The depth of the stupidity shown by the White House and by No 10 is caricatured in the story that Jack Straw was fired as foreign secretary after Condoleezza Rice visited Blackburn and reported back to Bush on the strength of Muslim feeling in Straw's constituency. Put to one side the grotesque affront to British status implied by an American president being able to sack cabinet members by proxy (which Downing Street will doubtless deny) and ask this question: what kind of mind thinks the presence of angry Muslims in his constituency would hamper Straw's diplomacy, rather than sharpen it?
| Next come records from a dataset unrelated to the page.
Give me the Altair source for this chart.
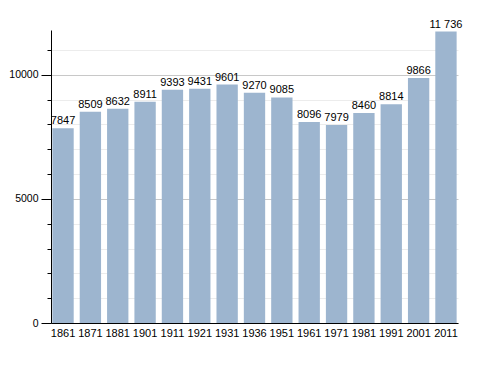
import altair as alt
import pandas as pd

years = ["1861", "1871", "1881", "1901", "1911", "1921", "1931", "1936",
         "1951", "1961", "1971", "1981", "1991", "2001", "2011"]
population = [7847, 8509, 8632, 8911, 9393, 9431, 9601, 9270,
              9085, 8096, 7979, 8460, 8814, 9866, 11736]
labels = ["7847", "8509", "8632", "8911", "9393", "9431", "9601", "9270",
          "9085", "8096", "7979", "8460", "8814", "9866", "11 736"]
y_ticks = list(range(0, 12000, 1000))

df = pd.DataFrame({"year": years, "pop": population, "label": labels})

font = "Liberation Sans"

base = alt.Chart(df).encode(
    x=alt.X("year:N", sort=years, title=None,
            scale=alt.Scale(paddingInner=0.22, paddingOuter=0.05),
            axis=alt.Axis(labelAngle=0, ticks=False, domainColor="black",
                          labelColor="black", labelFont=font, labelFontSize=11,
                          labelPadding=4)),
    y=alt.Y("pop:Q", title=None,
            scale=alt.Scale(domain=[0, 11800], nice=False),
            axis=alt.Axis(values=y_ticks,
                          labelExpr="datum.value % 5000 === 0 ? datum.value : ''",
                          domainColor="black", tickColor="black",
                          tickSize=alt.condition("datum.value % 5000 === 0",
                                                 alt.value(10), alt.value(4)),
                          labelColor="black", labelFont=font, labelFontSize=10.5,
                          labelPadding=3,
                          grid=True,
                          gridColor=alt.condition("datum.value % 5000 === 0",
                                                  alt.value("#c8c8c8"),
                                                  alt.value("#ececec")))),
)

bars = base.mark_bar(color="#9db5cf")
text = base.mark_text(dy=-7, fontSize=11, font=font, color="black").encode(
    text="label:N")

chart = (bars + text).properties(
    width=407, height=293,
    autosize=alt.AutoSizeParams(type="none"),
    padding={"left": 43, "top": 22, "right": 15, "bottom": 40},
).configure_view(stroke=None)

chart.save("out.html", embed_options={"renderer": "svg", "actions": False})
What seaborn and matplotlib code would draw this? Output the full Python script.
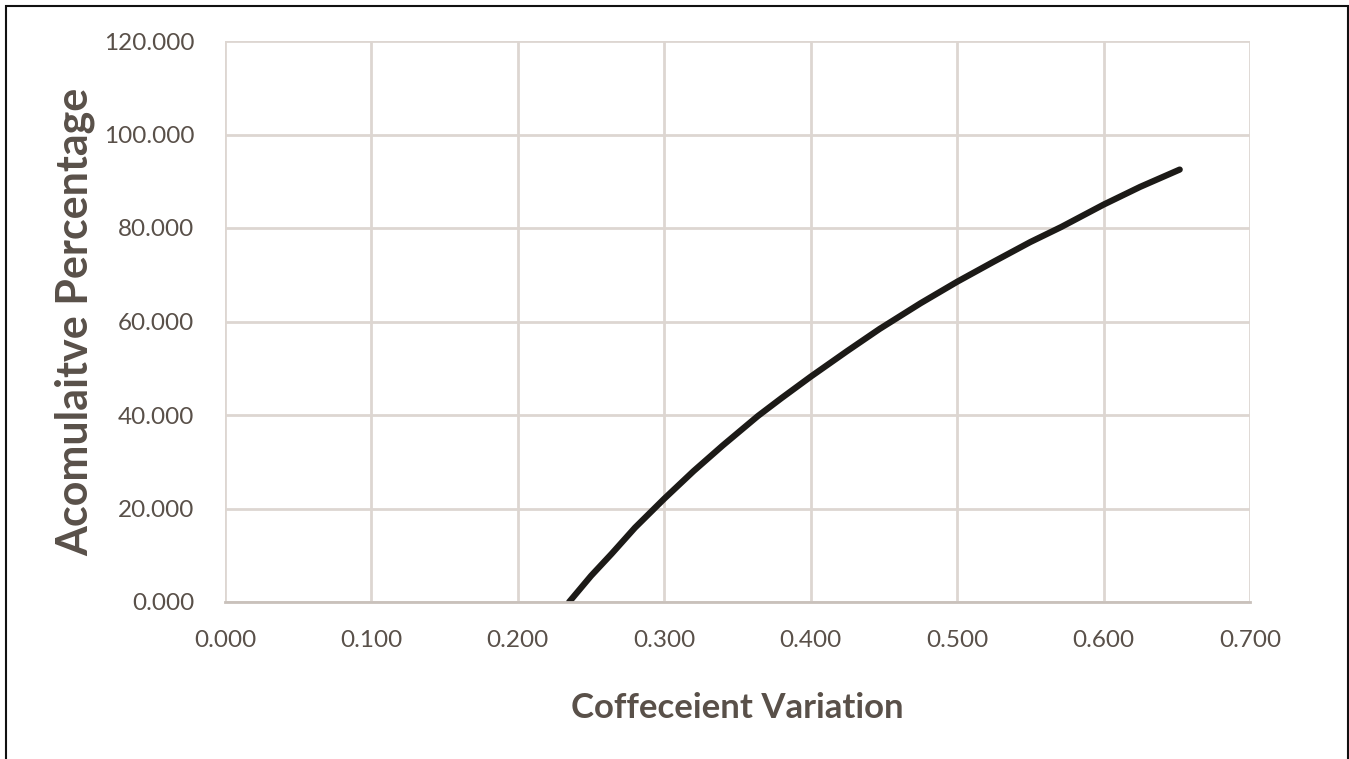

The kind of mind, presumably, that thinks Muslims are generally bad and rejects the battle of ideas in favour of battle. Straw was reaching out to Tehran. He said that nuking them was "nuts". He was, modestly, adopting a rhetoric which was not simply Washington's "Israel good, Palestinians bad" tone. Despite his involvement in the Iraq decision, he was trying to find a middle way. He knew he had to, because like most of us he lives among ordinary, non-extreme Muslims - drawn in some ways to western society, and currently infuriated and despairing. One day even the Americans will have to follow him, or we are all off to hell in a handcart.
We need that ceasefire. We need a rebuilt, protected Lebanon, given something of the outside support Israel has had. There should be no British troops in a peacekeeping force because they would be a provocation. By tamely following Bush into the biggest foreign policy mistake of modern times, Britain has too much blood on its hands to be taken seriously in the region, and Blair is seen as too one-sided. We can and should provide money, doctors and volunteers, but we should have the humility to recognise that others, such as the French, would be more acceptable as honest brokers.
There is a battle of ideas in the world today. We cannot escape it or walk away. But you cannot kill ideas with guns - only with better ideas, expressed through confident, open societies. Blair's words suggest that he realises this. His record, however, suggests this understanding has come too late.